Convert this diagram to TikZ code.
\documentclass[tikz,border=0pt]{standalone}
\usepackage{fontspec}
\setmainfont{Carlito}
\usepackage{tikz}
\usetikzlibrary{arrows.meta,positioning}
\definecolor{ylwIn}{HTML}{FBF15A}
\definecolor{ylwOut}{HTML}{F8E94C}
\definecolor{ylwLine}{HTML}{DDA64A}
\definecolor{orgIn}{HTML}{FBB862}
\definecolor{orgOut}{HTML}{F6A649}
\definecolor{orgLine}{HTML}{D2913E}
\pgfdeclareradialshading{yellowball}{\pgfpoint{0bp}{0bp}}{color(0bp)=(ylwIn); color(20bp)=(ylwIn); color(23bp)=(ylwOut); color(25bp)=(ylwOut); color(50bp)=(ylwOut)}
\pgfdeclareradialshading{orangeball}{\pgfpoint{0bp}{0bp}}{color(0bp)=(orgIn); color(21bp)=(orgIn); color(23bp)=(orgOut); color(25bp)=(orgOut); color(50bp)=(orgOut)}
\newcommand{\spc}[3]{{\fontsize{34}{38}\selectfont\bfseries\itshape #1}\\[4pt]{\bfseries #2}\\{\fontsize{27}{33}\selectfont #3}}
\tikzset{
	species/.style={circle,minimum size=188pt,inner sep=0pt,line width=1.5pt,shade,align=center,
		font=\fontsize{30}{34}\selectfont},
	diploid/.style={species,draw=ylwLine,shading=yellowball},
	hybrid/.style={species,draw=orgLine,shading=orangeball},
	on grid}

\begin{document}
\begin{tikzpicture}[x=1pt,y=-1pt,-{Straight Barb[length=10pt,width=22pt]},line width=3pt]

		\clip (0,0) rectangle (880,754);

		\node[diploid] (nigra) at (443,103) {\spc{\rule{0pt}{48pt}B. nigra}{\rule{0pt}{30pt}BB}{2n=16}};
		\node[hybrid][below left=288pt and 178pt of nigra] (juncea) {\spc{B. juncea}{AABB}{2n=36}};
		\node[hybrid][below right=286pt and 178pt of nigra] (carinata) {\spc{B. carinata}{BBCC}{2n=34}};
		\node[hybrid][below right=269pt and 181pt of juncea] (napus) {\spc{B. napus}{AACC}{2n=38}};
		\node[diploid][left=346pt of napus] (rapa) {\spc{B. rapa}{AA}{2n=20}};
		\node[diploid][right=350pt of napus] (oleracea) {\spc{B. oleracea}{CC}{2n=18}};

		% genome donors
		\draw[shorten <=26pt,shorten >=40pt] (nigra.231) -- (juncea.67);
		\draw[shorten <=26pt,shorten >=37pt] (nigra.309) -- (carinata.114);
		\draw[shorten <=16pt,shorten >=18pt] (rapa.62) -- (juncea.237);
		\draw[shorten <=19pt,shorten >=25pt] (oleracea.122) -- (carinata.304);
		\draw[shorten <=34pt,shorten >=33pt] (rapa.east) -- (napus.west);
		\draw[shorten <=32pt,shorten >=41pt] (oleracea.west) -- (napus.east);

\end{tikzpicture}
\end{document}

» EXERCISE GOAL: Please reproduce every line of the material word for word.

» EXERCISE RESPONSE:
Convert this diagram to TikZ code.
\documentclass[tikz,border=0pt]{standalone}
\usepackage{fontspec}
\setmainfont{Carlito}
\usepackage{tikz}
\usetikzlibrary{arrows.meta,positioning}
\definecolor{ylwIn}{HTML}{FBF15A}
\definecolor{ylwOut}{HTML}{F8E94C}
\definecolor{ylwLine}{HTML}{DDA64A}
\definecolor{orgIn}{HTML}{FBB862}
\definecolor{orgOut}{HTML}{F6A649}
\definecolor{orgLine}{HTML}{D2913E}
\pgfdeclareradialshading{yellowball}{\pgfpoint{0bp}{0bp}}{color(0bp)=(ylwIn); color(20bp)=(ylwIn); color(23bp)=(ylwOut); color(25bp)=(ylwOut); color(50bp)=(ylwOut)}
\pgfdeclareradialshading{orangeball}{\pgfpoint{0bp}{0bp}}{color(0bp)=(orgIn); color(21bp)=(orgIn); color(23bp)=(orgOut); color(25bp)=(orgOut); color(50bp)=(orgOut)}
\newcommand{\spc}[3]{{\fontsize{34}{38}\selectfont\bfseries\itshape #1}\\[4pt]{\bfseries #2}\\{\fontsize{27}{33}\selectfont #3}}
\tikzset{
	species/.style={circle,minimum size=188pt,inner sep=0pt,line width=1.5pt,shade,align=center,
		font=\fontsize{30}{34}\selectfont},
	diploid/.style={species,draw=ylwLine,shading=yellowball},
	hybrid/.style={species,draw=orgLine,shading=orangeball},
	on grid}

\begin{document}
\begin{tikzpicture}[x=1pt,y=-1pt,-{Straight Barb[length=10pt,width=22pt]},line width=3pt]

		\clip (0,0) rectangle (880,754);

		\node[diploid] (nigra) at (443,103) {\spc{\rule{0pt}{48pt}B. nigra}{\rule{0pt}{30pt}BB}{2n=16}};
		\node[hybrid][below left=288pt and 178pt of nigra] (juncea) {\spc{B. juncea}{AABB}{2n=36}};
		\node[hybrid][below right=286pt and 178pt of nigra] (carinata) {\spc{B. carinata}{BBCC}{2n=34}};
		\node[hybrid][below right=269pt and 181pt of juncea] (napus) {\spc{B. napus}{AACC}{2n=38}};
		\node[diploid][left=346pt of napus] (rapa) {\spc{B. rapa}{AA}{2n=20}};
		\node[diploid][right=350pt of napus] (oleracea) {\spc{B. oleracea}{CC}{2n=18}};

		% genome donors
		\draw[shorten <=26pt,shorten >=40pt] (nigra.231) -- (juncea.67);
		\draw[shorten <=26pt,shorten >=37pt] (nigra.309) -- (carinata.114);
		\draw[shorten <=16pt,shorten >=18pt] (rapa.62) -- (juncea.237);
		\draw[shorten <=19pt,shorten >=25pt] (oleracea.122) -- (carinata.304);
		\draw[shorten <=34pt,shorten >=33pt] (rapa.east) -- (napus.west);
		\draw[shorten <=32pt,shorten >=41pt] (oleracea.west) -- (napus.east);

\end{tikzpicture}
\end{document}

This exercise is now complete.